The link to Goethe’s story is that Robbie, like Wilhelm, wants to escape from his restricted world. Wilhelm’s dream is to become an actor and playwright, Robbie’s to become an astronaut. Sputnik Caledonia is a kind of post modern, sci-fi Bildungsroman or novel of education. Part I is a witty and poignant account of Robbie’s childhood. Here and in the final part of the book, Crumey writes brilliantly about being a boy and trying to understand everything from Einstein’s Theory of Relativity to why giraffes have long necks and why girls are — well, girls.

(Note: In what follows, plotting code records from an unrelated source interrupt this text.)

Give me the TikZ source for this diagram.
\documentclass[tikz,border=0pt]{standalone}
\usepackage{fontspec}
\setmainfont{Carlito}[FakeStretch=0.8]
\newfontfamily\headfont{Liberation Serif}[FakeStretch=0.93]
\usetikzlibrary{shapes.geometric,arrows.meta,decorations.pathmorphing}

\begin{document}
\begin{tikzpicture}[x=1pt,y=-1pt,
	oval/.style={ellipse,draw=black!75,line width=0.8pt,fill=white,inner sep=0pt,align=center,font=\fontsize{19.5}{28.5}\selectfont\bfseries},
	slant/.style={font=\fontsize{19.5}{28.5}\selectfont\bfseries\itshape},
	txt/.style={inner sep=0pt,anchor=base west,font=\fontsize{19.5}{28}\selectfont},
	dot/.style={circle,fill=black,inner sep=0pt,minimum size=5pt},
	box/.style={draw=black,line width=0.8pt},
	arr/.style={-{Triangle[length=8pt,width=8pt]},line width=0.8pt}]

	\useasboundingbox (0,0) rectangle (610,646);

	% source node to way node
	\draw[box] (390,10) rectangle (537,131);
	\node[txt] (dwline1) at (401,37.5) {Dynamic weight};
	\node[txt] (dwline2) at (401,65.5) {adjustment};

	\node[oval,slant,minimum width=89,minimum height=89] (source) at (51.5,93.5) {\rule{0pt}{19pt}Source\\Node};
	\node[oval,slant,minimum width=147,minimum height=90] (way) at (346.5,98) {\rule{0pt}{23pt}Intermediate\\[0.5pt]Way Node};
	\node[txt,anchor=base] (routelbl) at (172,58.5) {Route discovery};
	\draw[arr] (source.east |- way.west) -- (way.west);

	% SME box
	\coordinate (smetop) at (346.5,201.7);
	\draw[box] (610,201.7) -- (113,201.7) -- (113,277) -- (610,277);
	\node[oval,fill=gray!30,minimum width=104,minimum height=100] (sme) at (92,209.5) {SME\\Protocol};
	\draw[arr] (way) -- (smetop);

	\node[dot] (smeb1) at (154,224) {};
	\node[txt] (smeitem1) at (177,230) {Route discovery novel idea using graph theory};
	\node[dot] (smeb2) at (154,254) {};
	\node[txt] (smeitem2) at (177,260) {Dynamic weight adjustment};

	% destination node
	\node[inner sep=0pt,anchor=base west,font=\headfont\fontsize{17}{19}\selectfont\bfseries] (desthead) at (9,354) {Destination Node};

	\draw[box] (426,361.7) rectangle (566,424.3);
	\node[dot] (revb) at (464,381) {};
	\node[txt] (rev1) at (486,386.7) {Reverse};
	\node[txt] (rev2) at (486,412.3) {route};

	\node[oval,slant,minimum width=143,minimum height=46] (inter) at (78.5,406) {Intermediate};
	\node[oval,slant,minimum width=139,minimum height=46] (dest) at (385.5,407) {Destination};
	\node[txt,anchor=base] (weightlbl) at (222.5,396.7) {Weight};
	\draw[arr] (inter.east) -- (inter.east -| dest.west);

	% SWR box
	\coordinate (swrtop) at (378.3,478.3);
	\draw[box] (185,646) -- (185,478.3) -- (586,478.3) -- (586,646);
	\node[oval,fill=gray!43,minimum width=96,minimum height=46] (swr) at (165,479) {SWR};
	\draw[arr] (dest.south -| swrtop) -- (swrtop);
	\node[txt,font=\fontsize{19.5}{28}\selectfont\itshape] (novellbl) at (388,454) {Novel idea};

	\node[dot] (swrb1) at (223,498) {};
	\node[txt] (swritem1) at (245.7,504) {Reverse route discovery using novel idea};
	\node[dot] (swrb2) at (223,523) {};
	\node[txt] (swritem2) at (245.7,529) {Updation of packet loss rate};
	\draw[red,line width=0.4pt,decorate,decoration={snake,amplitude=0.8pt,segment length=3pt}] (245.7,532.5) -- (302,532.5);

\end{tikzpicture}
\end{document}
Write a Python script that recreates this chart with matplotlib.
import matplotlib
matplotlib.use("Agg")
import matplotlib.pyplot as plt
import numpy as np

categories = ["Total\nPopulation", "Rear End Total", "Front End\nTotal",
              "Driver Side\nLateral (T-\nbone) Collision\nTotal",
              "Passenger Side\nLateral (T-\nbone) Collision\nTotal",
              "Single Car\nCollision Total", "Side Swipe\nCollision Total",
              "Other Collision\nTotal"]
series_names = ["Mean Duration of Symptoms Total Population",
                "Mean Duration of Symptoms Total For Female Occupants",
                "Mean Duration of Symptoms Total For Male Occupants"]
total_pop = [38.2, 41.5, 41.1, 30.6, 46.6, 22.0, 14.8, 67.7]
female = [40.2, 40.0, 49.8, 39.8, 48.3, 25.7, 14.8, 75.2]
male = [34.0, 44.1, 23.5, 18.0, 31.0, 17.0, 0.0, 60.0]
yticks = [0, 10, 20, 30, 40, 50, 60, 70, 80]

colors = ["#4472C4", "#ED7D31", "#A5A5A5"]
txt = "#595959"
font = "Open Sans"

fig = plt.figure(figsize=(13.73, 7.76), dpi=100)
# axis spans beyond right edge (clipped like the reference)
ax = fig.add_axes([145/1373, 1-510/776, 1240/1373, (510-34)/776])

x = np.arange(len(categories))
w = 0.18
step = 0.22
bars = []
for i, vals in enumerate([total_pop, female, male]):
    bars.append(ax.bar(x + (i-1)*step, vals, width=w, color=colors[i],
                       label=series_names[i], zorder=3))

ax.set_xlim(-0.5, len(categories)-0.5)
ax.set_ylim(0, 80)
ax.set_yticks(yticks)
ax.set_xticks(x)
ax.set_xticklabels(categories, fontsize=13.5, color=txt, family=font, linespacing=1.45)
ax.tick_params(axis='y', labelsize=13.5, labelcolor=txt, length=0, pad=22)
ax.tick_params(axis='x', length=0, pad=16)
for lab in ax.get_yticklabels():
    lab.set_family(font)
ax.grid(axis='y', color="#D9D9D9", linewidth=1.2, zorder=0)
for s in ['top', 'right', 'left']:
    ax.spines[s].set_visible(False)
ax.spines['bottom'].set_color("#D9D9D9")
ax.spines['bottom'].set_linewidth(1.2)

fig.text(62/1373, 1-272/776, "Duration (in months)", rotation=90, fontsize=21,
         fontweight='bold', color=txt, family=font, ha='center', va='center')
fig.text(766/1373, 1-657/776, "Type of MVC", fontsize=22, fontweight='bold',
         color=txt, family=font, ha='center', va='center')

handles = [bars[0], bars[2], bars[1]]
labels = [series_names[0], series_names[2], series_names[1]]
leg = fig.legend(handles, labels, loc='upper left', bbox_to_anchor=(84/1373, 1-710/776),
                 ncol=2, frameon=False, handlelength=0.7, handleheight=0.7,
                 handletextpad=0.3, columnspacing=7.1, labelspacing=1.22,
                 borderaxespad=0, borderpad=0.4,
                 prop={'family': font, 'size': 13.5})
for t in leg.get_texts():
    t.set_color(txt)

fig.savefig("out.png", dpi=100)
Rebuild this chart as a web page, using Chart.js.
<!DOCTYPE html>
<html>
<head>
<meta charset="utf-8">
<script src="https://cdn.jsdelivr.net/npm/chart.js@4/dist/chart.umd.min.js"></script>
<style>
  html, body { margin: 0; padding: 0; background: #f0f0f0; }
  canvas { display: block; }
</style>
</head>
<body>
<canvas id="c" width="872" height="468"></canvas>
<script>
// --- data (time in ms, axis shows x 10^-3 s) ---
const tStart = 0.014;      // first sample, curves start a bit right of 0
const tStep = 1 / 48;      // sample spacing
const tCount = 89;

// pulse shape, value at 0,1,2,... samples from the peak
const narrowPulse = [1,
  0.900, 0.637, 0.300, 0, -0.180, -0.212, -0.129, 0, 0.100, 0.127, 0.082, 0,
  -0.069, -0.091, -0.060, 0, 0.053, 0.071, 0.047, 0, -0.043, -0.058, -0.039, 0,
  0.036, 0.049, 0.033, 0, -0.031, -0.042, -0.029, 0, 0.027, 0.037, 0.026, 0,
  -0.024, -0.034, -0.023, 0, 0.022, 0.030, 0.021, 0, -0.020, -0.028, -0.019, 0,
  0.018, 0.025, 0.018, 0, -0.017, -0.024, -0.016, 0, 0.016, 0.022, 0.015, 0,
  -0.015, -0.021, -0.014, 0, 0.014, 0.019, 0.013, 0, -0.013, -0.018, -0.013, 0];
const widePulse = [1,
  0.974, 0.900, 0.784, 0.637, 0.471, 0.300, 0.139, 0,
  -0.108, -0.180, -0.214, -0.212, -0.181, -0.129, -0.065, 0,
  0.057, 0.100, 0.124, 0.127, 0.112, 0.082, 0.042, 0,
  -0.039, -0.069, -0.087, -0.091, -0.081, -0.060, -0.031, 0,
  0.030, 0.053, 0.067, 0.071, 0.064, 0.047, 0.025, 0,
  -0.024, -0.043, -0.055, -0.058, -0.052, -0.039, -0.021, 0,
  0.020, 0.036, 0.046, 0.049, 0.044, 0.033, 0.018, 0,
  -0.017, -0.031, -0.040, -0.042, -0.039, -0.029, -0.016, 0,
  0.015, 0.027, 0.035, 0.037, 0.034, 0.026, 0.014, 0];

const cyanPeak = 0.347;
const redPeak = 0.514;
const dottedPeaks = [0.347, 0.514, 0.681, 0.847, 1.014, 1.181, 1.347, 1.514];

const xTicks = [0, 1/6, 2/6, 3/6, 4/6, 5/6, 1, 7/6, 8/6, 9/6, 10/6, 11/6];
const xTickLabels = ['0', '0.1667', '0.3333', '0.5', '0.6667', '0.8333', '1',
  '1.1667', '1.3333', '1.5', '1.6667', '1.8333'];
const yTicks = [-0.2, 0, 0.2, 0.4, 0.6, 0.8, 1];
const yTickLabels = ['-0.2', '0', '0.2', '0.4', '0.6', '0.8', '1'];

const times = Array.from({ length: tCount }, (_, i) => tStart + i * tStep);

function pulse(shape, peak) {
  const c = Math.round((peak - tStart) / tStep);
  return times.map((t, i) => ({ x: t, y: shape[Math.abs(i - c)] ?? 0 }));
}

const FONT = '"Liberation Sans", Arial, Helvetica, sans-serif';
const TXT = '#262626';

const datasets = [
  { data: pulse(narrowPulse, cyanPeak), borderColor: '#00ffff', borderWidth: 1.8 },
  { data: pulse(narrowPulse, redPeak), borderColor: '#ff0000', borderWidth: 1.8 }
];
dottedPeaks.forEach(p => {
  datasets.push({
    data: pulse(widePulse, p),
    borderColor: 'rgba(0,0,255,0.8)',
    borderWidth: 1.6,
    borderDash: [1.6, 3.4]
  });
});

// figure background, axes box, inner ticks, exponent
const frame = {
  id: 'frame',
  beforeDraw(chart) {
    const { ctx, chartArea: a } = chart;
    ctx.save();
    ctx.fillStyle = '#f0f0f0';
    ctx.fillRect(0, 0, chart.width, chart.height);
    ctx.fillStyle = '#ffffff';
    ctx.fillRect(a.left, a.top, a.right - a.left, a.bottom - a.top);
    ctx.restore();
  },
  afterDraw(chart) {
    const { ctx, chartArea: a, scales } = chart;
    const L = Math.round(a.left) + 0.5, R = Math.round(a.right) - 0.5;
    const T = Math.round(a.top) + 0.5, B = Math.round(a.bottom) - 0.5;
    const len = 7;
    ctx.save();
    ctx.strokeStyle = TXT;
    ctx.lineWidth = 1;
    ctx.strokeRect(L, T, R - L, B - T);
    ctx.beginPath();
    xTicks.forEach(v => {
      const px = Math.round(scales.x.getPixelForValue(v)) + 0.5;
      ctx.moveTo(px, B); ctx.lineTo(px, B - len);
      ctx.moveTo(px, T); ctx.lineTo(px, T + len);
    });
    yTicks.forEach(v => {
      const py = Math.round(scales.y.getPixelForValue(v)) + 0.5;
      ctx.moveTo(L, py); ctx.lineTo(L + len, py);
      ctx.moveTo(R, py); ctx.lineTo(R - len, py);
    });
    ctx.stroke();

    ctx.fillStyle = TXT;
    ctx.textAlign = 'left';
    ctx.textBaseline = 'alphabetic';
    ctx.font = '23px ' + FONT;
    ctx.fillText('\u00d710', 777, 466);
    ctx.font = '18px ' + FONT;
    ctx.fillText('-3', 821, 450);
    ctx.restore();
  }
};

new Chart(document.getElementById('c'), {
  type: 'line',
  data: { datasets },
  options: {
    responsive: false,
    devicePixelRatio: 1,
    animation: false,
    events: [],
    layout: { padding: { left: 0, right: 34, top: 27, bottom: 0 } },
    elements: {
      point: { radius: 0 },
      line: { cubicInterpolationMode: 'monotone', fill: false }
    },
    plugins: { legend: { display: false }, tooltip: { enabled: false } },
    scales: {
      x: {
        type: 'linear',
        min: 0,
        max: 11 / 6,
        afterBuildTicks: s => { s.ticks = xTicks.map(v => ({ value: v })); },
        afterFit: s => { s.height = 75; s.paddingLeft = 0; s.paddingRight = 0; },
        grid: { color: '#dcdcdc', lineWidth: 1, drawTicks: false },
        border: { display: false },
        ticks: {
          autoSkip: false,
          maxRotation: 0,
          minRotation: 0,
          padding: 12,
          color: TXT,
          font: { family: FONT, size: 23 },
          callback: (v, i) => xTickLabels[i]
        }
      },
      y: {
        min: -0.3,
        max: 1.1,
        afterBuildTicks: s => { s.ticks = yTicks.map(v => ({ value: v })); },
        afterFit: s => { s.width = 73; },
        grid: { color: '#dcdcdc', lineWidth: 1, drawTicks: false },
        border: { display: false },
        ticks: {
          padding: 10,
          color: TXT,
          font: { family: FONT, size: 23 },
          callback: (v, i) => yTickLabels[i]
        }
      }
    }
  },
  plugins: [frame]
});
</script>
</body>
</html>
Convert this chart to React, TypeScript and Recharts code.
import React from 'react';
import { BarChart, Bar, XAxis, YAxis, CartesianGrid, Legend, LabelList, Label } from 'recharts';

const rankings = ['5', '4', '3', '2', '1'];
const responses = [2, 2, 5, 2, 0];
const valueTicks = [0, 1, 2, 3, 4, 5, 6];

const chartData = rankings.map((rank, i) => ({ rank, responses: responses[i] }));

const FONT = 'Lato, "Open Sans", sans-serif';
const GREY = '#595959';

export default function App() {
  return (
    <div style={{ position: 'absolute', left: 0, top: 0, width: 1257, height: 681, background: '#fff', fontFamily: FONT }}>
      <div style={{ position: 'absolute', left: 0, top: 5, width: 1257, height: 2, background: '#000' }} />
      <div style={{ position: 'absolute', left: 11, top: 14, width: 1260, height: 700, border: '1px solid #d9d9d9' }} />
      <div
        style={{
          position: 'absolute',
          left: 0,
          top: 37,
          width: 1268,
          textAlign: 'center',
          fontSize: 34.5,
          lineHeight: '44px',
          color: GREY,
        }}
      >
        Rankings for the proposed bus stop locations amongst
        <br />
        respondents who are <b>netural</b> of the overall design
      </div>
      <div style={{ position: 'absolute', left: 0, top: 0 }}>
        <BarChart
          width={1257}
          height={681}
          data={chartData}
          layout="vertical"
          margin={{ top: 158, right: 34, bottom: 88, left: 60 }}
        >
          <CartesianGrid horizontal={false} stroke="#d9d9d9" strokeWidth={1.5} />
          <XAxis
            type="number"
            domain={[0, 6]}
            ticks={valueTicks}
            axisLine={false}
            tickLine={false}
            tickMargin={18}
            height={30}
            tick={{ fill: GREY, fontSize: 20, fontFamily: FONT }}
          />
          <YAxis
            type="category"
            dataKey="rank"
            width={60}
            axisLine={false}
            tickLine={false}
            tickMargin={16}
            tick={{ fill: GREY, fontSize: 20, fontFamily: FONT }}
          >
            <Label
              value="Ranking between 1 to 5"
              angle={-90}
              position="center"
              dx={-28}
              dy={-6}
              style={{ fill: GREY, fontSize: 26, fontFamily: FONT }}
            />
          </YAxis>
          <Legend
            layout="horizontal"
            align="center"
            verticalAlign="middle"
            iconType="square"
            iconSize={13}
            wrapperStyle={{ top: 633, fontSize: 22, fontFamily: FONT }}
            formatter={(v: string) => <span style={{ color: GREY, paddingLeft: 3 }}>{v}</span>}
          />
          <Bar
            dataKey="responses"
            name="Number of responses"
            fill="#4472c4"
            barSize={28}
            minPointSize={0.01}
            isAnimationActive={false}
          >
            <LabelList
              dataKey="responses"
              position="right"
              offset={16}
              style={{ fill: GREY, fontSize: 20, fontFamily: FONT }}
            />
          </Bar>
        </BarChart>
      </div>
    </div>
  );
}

The middle — and overlong — section of the book flings Robbie into an alternative reality, a life in the closed-off Installation where he’s being prepared to ‘become one with the Red Star’ (a black hole) ‘organically connected to the life of the cosmos.’ Life in the Installation (a mirror image perhaps of Robbie’s father’s dream of a socialist revolution, or the imagination’s version of the military base established in Robbie’s home town) is full of gruesome tests and a loveless sexual education in a place where every woman’s a whore.

This is a novel that keeps you on your toes as it sputniks you through its various realities. Characters in part one reappear in part two. The science teacher Mr Tulloch turns into the mad professor Kaupff; Moira, babysitting and demonstrating the lotus posture (and her sky-blue knickers) in part one, becomes the dominatrix Rosalind of the Installation (also in lotus posture though with pale blue knickers) while Dorothy, the girl who gives Robbie his first kiss, becomes — well either his Installation landlady or the whore he falls in love with or maybe Dorothy from The Wizard of Oz. Still with me?

It’s a relief to get to something like real life again in part three and to find another boy — or maybe Every Boy, as he’s mostly known as Kid. Kid himself thinks that ‘everybody keeps being this new person, the same but different . . . in an infinite universe.’ Possibly this and the idea derived from Goethe that everything is connected is meant to be a comforting philosophy, but it’s not very sustaining.

A brio of a book though. One for the boys, big and little — and for those of us who wonder just what does go on inside a boy’s head.